CSIRO in three petabyte storage upgrade

The CSIRO (Commonwealth Scientific and Industrial Research Organisation) will bolster the storage capacity of its data centres to three petabytes (three thousand terabytes) following an AU$4 million deal with Hitachi Data Systems and Volante. The research organisation is consolidating file servers at dozens of sites across the Australian Capital Territory, New South Wales and Victoria, to a main data centre in each state and territory.

The CSIRO (Commonwealth Scientific and Industrial Research Organisation) will bolster the storage capacity of its data centres to three petabytes (three thousand terabytes) following an AU$4 million deal with Hitachi Data Systems and Volante.

The research organisation is consolidating file servers at dozens of sites across the Australian Capital Territory, New South Wales and Victoria, to a main data centre in each state and territory.

Mark Hipworth, service delivery manager, CSIRO, said many of the file servers were ageing. Reducing the number of storage sites would then make management easier, he said.

"We'll be merging a lot our file servers that are nearing capacity and end of life [into the data centres]."

Compounding the problem had been the disparate storage infrastructure across the CSIRO.

CSIRO used an array of competing storage solutions, such as Dell and Sun, but these could only be individually managed, according to Hipworth.

"We had no common storage systems across the organisation," said Hipworth.

Under the AU$4.4 million contract, awarded after an open tender, Hitachi and partner Volante will provide storage services and maintenance to CSIRO for three years from April 2006.

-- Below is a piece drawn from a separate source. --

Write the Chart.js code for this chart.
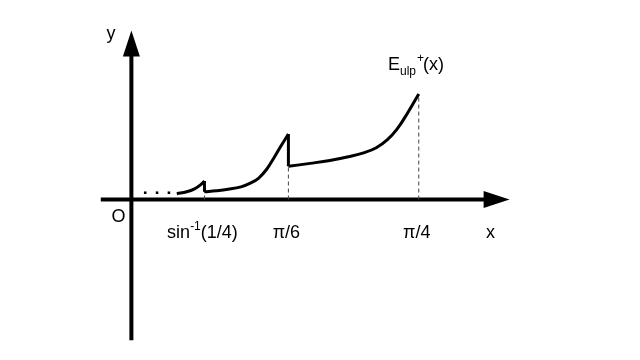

Hitachi infrastructure to be provided includes three NSC55 network storage controllers, three AMS500 modular storage systems and three Quantum tape libraries. The sites will run Hitachi's data protection suite software.

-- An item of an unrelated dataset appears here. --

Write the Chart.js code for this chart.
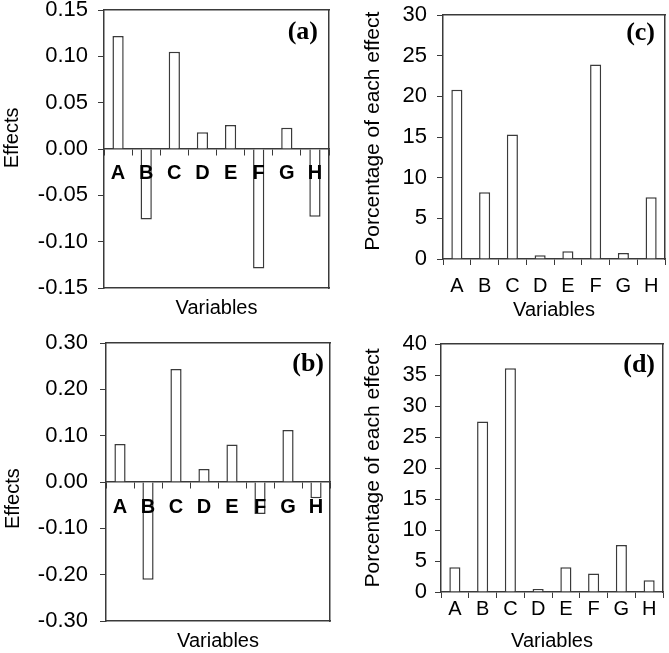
<!DOCTYPE html>
<html><head><meta charset="utf-8">
<script src="https://cdn.jsdelivr.net/npm/chart.js@4.4.1/dist/chart.umd.min.js"></script>
<style>
html,body{margin:0;padding:0;background:#fff;width:669px;height:653px;overflow:hidden}
canvas{position:absolute}
</style></head><body>
<canvas id="ca" style="left:0px;top:0px" width="335" height="326"></canvas>
<canvas id="cb" style="left:0px;top:326px" width="335" height="327"></canvas>
<canvas id="cc" style="left:335px;top:0px" width="334" height="326"></canvas>
<canvas id="cd" style="left:335px;top:326px" width="334" height="327"></canvas>
<script>
// ---- data ----
const variables = ['A','B','C','D','E','F','G','H'];
const effectsA = [0.122, -0.076, 0.105, 0.018, 0.026, -0.129, 0.023, -0.073];
const effectsB = [0.082, -0.211, 0.244, 0.028, 0.081, -0.069, 0.112, -0.035];
const percentC = [20.8, 8.2, 15.3, 0.45, 0.94, 23.9, 0.74, 7.6];
const percentD = [4.0, 27.5, 36.1, 0.5, 4.0, 3.0, 7.6, 1.9];
const effectTicksA = [-0.15, -0.10, -0.05, 0, 0.05, 0.10, 0.15];
const effectTicksB = [-0.30, -0.20, -0.10, 0, 0.10, 0.20, 0.30];
const percentTicksC = [0, 5, 10, 15, 20, 25, 30];
const percentTicksD = [0, 5, 10, 15, 20, 25, 30, 35, 40];
const panelNames = ['(a)', '(b)', '(c)', '(d)'];
const xTitle = 'Variables';
const yTitleEffects = 'Effects';
const yTitlePercent = 'Porcentage of each effect';

// ---- styling ----
const FAMILY = "'Liberation Sans', Arial, sans-serif";
const LINE = '#3a3a3a';
Chart.defaults.font.family = FAMILY;
Chart.defaults.color = '#000';

const panelLabel = {
  id: 'panelLabel',
  afterDraw(chart, args, opts) {
    const {ctx, chartArea} = chart;
    ctx.save();
    ctx.font = "bold 26px 'Liberation Serif', 'Times New Roman', serif";
    ctx.fillStyle = '#000';
    ctx.textAlign = 'right';
    ctx.textBaseline = 'middle';
    ctx.fillText(opts.text, chartArea.right - opts.dx, chartArea.top + opts.dy);
    ctx.restore();
  }
};

function frameAxis(pos) {
  return {
    type: 'linear', position: pos, display: true,
    grid: {display: false, drawTicks: false},
    ticks: {display: false},
    border: {display: true, color: LINE, width: 1.5},
    afterFit: s => { if (pos === 'top') s.height = 0; else s.width = 0; }
  };
}

function makePanel(id, values, ticks, g) {
  const isEffects = g.effects;
  const scales = {
    y: {
      type: 'linear', position: 'left',
      min: ticks[0], max: ticks[ticks.length - 1],
      afterBuildTicks: s => { s.ticks = ticks.map(v => ({value: v})); },
      afterFit: s => { s.width = g.yW; s.paddingTop = 0; s.paddingBottom = 0; },
      grid: {display: true, drawOnChartArea: false, drawTicks: true, tickLength: 6, color: LINE, lineWidth: 1},
      border: {display: true, color: LINE, width: 1.5},
      ticks: {padding: g.yPad, color: '#000', font: {size: 22},
              callback: v => isEffects ? v.toFixed(2) : String(v)},
      title: {display: true, text: g.yTitle, padding: 0, color: '#000', font: {size: g.yTitleSize, lineHeight: 1}}
    },
    x: {
      type: 'category', offset: true,
      position: isEffects ? {y: 0} : 'bottom',
      grid: {display: true, offset: true, drawOnChartArea: false, drawTicks: true, tickLength: 6, color: LINE, lineWidth: 1},
      border: {display: true, color: LINE, width: 1.5},
      ticks: {z: 1, padding: g.xPad, color: '#000', maxRotation: 0, minRotation: 0, autoSkip: false,
              font: {size: 20, weight: isEffects ? 'bold' : 'normal'}},
      title: {display: !isEffects, text: xTitle, padding: 0, color: '#000', font: {size: 20, lineHeight: 1}},
      afterFit: s => { if (!isEffects) s.height = g.xH; s.paddingLeft = 0; s.paddingRight = 0; }
    },
    xT: frameAxis('top'),
    yR: frameAxis('right')
  };
  if (isEffects) {
    scales.xB = {
      type: 'linear', position: 'bottom', display: true,
      grid: {display: false, drawTicks: false},
      ticks: {display: false},
      border: {display: true, color: LINE, width: 1.5},
      title: {display: true, text: xTitle, padding: 0, color: '#000', font: {size: 20, lineHeight: 1}},
      afterFit: s => { s.height = g.xH; }
    };
  }
  return new Chart(document.getElementById(id), {
    type: 'bar',
    data: {
      labels: variables,
      datasets: [{
        data: values, xAxisID: 'x', yAxisID: 'y',
        backgroundColor: '#ffffff', borderColor: LINE, borderWidth: 1.5,
        barPercentage: 0.4, categoryPercentage: 1
      }]
    },
    options: {
      responsive: false, animation: false,
      layout: {padding: {left: g.padL, top: g.padT, right: g.padR, bottom: g.padB}},
      plugins: {
        legend: {display: false}, tooltip: {enabled: false},
        panelLabel: {text: g.label, dx: g.ldx, dy: g.ldy}
      },
      scales
    },
    plugins: [panelLabel]
  });
}

makePanel('ca', effectsA, effectTicksA, {effects: true, label: panelNames[0], yTitle: '    ' + yTitleEffects, yTitleSize: 20,
  padL: 2, padT: 10, padR: 6, padB: 8, yW: 102, yPad: 10, xPad: 6, xH: 30, ldx: 11, ldy: 22});
makePanel('cb', effectsB, effectTicksB, {effects: true, label: panelNames[1], yTitle: yTitleEffects + '      ', yTitleSize: 20,
  padL: 3, padT: 17, padR: 5, padB: 2, yW: 103, yPad: 12, xPad: 7, xH: 30, ldx: 6, ldy: 21});
makePanel('cc', percentC, percentTicksC, {effects: false, label: panelNames[2], yTitle: '  ' + yTitlePercent, yTitleSize: 21,
  padL: 27.5, padT: 15, padR: 4, padB: 6, yW: 80.5, yPad: 10, xPad: 9, xH: 61, ldx: 10, ldy: 18});
makePanel('cd', percentD, percentTicksD, {effects: false, label: panelNames[3], yTitle: yTitlePercent, yTitleSize: 21,
  padL: 27.5, padT: 18, padR: 6, padB: 1.3, yW: 78.5, yPad: 8, xPad: -1, xH: 59.7, ldx: 8, ldy: 21});
</script>
</body></html>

Three Cisco fibre channel connectors will also be used.

CSIRO's total storage capacity across Australia at present was around 315 terabytes, according to Hipworth.

Under the terms of the contract, this would increase to around three petabytes. The big leap in capacity was due to CSIRO expecting its scientists to run new projects in the next three years that would consume more and more storage space.

"We have some projects coming online later with sensory networks that will use up a lot of space," said Hipworth.

The deployment of the new infrastructure to the three data centres would take a number of weeks, according to Hitachi Data Systems Australia and New Zealand managing director, Mark Kay.

He said the win was significant for Hitachi as it had restructured its Canberra team over the last 12 months with the aim of winning more federal government business.